Tuesday, July 15, 2014

Dashcon: A Convention Disaster or a PR Disaster?

The more I look into this Dashcon thing, the more it seems to be a simple matter of inexperienced conrunners making a cascading series of errors. I watched the video of their ballroom fundraiser. First, let me say, that I would gladly have paid $50 to be in that audience. The energy and enthusiasm of that audience is palpable and contagious through the video. Second, lets look at what happened. All of my discussion below is based on what I have been able to piece together from what is online, since Dashcon leadership has not gotten a formal response out (a massive failure I will discuss below).

Mistake #1: Overestimated Attendance

The inexperienced organizers expected 7 times as many people as they got. This means a few things:
-They did not have the pre-reg money that they expected
-They did not have the roomnights in the hotel that they expected

When you book a hotel for a con, they expect a small token deposit upfront and the rest of the bill at the start of the con. However, often, the organizers can negotiate with the hotel to pay part of the bill upfront and part after the con. This is quite common. Unfortunately, also quite common is that a lower level person at the hotel will agree to the bill being paid later only for the higher up to overrule them at the last second and demand all the money upfront. This happened to me when I ran the first Pi-Con. Fortunately, that amount was $3000, so I put it on my credit card.

So, at this point, they had two choices, close the con or start a fundraiser. They did the later, and I applaud them for it. I watched the video of the fundraising process, and I imagine that it was a very enjoyable experience for the people in the audience. Watch the videos: they are singing, cheering, hugging. The people there had the powerful emotional experience of people supporting a winning political candidate, all condensed down into an evening. However, while they were focused on being in that room, they forgot they were running a Tumblr con, meaning that in realtime, what was happening was going to be attacked by the snarkiest, nastiest group of people ever to put words to paper screen.

Mistake #2: Not Controlling Their Online Spin

But that's not the only thing that they neglected. While they were hyperfocused on the fundraiser, they forgot that they had a con to run. This is a mistake of inexperience. The most imminent disaster will take up your attention, but the experienced con-runner remembers that while some are needed in the fundraiser room to raise the funds, other are needed elsewhere in the con to reassure the guests, panelists, and other attendees that the show will go on and they won't be screwed.

Mistake #3: Neglecting the Guests

Since most or all of the Paypal donations were refunded, it appears clear that the revenues did come over the next two days and the con would have been able to pay their paid guests and cover their rooms. However, their big guests were probably left alone and in the dark, wondering what would happen. While the big rally was going on over there, these guests were watching social media blow up with the disaster they were at. Of course, it was not, in any real sense a disaster yet, but the blogosphere loves to make a disaster and point fingers at the failures of others to make themselves feel better. So, if you are a guest reading that crap, and every person from the con who could refute it is on stage raising money or in meetings with the hotel, you get more and more nervous until you decide its time to pack up and go.

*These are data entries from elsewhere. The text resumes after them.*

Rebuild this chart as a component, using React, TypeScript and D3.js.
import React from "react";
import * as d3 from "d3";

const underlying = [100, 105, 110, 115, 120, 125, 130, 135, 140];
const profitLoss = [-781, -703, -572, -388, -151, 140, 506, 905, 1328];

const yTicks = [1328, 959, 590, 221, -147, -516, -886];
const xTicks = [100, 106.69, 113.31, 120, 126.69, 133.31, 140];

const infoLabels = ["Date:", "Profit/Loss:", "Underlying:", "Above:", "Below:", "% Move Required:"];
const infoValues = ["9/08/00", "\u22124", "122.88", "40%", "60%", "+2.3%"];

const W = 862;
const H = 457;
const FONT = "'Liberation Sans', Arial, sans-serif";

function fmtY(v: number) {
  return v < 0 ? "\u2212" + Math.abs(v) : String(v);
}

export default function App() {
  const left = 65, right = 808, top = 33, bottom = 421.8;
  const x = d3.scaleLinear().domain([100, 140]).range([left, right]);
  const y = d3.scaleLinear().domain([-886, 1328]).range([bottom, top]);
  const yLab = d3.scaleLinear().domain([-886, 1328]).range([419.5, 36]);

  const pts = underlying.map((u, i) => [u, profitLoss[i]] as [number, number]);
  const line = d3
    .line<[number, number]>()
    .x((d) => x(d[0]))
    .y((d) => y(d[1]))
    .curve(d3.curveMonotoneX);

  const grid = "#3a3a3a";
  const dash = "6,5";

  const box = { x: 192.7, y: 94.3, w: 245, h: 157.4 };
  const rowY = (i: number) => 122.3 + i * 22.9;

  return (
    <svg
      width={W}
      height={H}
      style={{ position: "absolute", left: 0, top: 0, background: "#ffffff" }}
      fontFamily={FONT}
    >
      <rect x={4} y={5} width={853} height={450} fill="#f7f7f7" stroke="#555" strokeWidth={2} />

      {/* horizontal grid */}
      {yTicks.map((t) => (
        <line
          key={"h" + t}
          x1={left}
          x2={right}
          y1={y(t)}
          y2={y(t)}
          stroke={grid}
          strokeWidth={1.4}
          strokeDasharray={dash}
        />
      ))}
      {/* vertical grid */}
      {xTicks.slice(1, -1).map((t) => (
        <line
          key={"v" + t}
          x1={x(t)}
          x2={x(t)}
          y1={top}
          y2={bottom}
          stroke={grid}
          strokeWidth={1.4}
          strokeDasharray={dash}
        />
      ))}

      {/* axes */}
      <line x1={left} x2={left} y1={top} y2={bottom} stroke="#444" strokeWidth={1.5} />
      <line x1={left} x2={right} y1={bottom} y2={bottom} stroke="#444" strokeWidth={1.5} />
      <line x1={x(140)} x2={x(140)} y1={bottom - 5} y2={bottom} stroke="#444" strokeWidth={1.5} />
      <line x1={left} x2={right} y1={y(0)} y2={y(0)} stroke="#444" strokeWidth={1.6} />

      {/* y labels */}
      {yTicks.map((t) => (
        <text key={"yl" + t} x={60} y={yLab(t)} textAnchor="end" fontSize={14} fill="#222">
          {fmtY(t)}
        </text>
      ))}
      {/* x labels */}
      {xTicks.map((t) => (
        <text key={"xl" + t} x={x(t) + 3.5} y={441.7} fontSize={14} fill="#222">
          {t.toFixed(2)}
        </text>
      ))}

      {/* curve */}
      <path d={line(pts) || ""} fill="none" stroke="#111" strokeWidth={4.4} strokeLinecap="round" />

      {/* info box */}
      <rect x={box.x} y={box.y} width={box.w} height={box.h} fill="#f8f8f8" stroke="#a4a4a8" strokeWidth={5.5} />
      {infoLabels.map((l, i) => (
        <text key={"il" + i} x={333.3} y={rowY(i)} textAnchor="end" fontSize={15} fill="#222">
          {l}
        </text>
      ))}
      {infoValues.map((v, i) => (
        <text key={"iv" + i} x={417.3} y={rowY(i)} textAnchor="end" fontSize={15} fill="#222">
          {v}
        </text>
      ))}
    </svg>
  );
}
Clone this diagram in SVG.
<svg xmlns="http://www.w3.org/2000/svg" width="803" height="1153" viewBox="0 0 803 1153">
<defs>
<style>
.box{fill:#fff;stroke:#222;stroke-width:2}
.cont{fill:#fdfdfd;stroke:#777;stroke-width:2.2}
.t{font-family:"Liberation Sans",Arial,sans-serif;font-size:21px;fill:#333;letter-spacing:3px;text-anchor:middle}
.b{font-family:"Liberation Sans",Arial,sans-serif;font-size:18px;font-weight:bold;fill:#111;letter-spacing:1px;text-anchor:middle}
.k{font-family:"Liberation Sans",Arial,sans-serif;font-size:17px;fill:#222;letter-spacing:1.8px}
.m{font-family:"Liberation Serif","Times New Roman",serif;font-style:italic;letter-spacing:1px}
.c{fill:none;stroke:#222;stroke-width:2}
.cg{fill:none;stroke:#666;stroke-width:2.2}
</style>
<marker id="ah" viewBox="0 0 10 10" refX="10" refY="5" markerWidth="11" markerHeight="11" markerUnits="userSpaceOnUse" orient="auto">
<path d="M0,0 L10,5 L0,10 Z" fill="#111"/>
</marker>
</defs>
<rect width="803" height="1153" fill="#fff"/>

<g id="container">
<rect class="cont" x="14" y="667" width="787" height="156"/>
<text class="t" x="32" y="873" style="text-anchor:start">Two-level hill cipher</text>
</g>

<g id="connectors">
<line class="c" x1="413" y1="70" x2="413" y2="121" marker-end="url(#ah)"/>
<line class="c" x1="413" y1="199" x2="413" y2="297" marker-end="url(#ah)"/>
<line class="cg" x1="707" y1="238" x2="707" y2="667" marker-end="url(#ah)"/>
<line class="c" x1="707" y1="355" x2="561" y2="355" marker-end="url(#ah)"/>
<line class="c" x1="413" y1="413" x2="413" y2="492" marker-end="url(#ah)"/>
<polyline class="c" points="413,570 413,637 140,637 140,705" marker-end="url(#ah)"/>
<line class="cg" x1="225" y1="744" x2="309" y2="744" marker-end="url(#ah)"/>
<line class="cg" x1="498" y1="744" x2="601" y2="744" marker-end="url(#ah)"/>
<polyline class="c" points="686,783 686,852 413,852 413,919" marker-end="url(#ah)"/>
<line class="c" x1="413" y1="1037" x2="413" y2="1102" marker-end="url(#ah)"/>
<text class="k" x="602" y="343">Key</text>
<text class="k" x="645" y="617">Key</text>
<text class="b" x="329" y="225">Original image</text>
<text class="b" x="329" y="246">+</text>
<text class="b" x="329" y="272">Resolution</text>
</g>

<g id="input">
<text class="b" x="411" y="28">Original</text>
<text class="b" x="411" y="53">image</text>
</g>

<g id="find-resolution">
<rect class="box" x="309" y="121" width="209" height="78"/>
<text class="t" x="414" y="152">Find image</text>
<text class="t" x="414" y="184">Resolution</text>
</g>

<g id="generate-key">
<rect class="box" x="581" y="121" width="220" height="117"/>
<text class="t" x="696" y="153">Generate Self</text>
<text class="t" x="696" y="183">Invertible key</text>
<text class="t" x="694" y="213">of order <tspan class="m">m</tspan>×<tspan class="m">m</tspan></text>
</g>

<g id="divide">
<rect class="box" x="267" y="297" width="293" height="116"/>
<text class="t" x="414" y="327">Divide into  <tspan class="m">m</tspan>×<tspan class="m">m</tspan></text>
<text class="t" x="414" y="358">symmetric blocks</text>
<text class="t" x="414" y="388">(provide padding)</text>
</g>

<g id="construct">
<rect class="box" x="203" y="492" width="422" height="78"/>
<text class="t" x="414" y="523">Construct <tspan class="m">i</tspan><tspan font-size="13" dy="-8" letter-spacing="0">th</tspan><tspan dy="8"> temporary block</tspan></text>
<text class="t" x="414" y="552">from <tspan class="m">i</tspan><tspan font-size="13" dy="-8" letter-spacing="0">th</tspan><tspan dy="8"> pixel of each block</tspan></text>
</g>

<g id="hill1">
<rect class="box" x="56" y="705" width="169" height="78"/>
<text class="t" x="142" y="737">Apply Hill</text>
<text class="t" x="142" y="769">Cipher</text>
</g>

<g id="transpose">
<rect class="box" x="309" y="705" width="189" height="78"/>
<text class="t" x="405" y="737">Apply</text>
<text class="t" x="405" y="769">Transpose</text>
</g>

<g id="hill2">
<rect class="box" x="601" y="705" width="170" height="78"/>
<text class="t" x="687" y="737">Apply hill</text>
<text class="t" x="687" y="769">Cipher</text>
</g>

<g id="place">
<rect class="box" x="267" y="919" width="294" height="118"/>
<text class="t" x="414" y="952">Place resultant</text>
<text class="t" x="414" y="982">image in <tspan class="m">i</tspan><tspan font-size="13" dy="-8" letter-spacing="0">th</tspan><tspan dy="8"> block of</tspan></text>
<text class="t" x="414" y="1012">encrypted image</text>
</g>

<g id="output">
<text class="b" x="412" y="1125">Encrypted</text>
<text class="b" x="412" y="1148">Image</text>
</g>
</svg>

So, now one crisis, which is successfully dealt with, cascades into a second crisis of losing the key guests.

I should point out that faced with the same situation, most of the conventions I work with might have made the same mistake. Unless a con has a dedicated person whose job is to work directly with those guests, it would be very easy to neglect to keep them informed until the first crisis was dealt with. The guests are out of sight and out of mind. They are off in their hotel room preparing for the weekend. They can only contact junior staff who has probably been told not to bother senior staff until the money is raised.

Once the key guests had departed, there was the final and most damaging crisis...

Mistake #4: Neglecting Social Media

If you run a stamp collectors convention and your screw up, some people might post on their personal Facebook pages and there might be some rumble. If you run a Tumblr convention, you should expect that everything you do, good or bad, is about to be under the microscope for all to see. Rather, kaleidoscope might be more appropriate. The Internet twists everything to make it "funny". Even things that are good get turned into insulting memes. When they were forced to go begging for the $17,000 they were probably blinded by the wave of support they got, to forget that there are trolls lurking in basements across America who have never contributed anything to the world who are ready to insult and malign anything they can.

The trolls made memes of certain facts of the event, and then people who are more receptive to negative news that positive, perpetuated those memes and ideas. Of course, since most people have never run a con, they listen to the trolls who say that the surprise bill is not plausible, and the word "scam" starts floating around

The plain and simple fact is that the people who run Dashcon are young and inexperienced. They made common mistakes and mistakes that much larger and stronger cons might face. In fact, I worked with a fantastic convention this weekend that had to be saved by crowd funding in their early years due to a surprise from their venue regarding the bill. Anyone remember saveconnecticon.com? Yes, it happened after the con, not during, but the concept is the same. Dashcon just made their mistakes in front of the great lens of Tumblr.

Don't be so quick to judge unless you've started a con yourself.